Murphy essay published by Cambridge

06/13/2008

Murphy essay published by Cambridge University Press
Jeffrie Murphy(2) 
Regents' Professor Jeffrie G. Murphy
     An essay by Jeffrie G. Murphy, Regents' Professor of Law, Philosophy & Religious Studies at the Sandra Day O'Connor College of Law, has been published in a new book by Cambridge University Press.
     Murphy's "Christian love and criminal punishment" is featured in the book, Christianity and Law: An Introduction, edited by John Witte Jr., Jonas Robitscher Professor of Law and Director of the Center for the Study of Law and Religion at Emory University, and Frank S. Alexander, Professor of Law at Emory University and the Center's Founding Director.
     The focus of Murphy's essay is to explore criminal law and the practice of criminal punishment from a perspective of Christian love.
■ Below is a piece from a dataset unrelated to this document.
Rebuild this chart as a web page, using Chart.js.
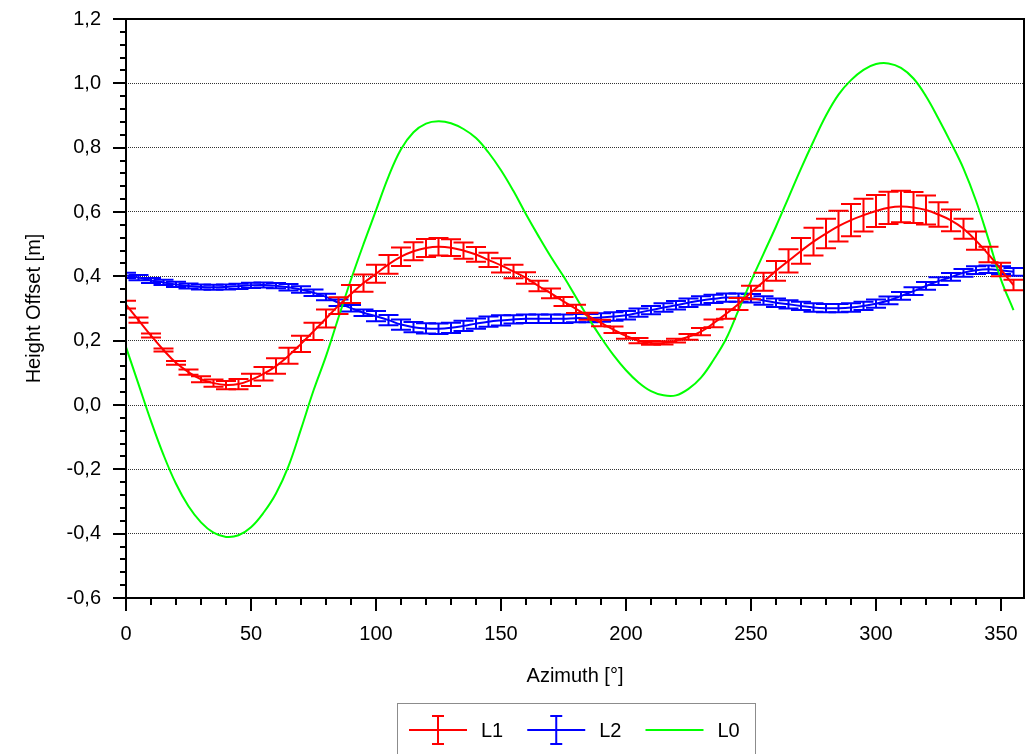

     "We know from popular culture and music that `love makes the world go round,' that `love conquers all,' and that `all we need is love,'" he writes. "One might thus find it both interesting and puzzling to consider how, if at all, that value can consistently sit with the law - particularly criminal law, which often seems a very harsh and unloving institution."
      Murphy's writing centers on the nature of forgiveness, as it relates to criminal law and criminal justice. He distinguishes forgiveness from the concepts of justification, excuse, mercy and reconciliation and makes the case that forgiveness can be compatible with punishment.
     He also addresses love and the death penalty, asserting that agape love is consistent with the death penalty in principle but probably not in actual practice.  He closes by quoting Ezekiel 33:11: "I have no pleasure in the death of the wicked; but that the wicked should turn from his way and live."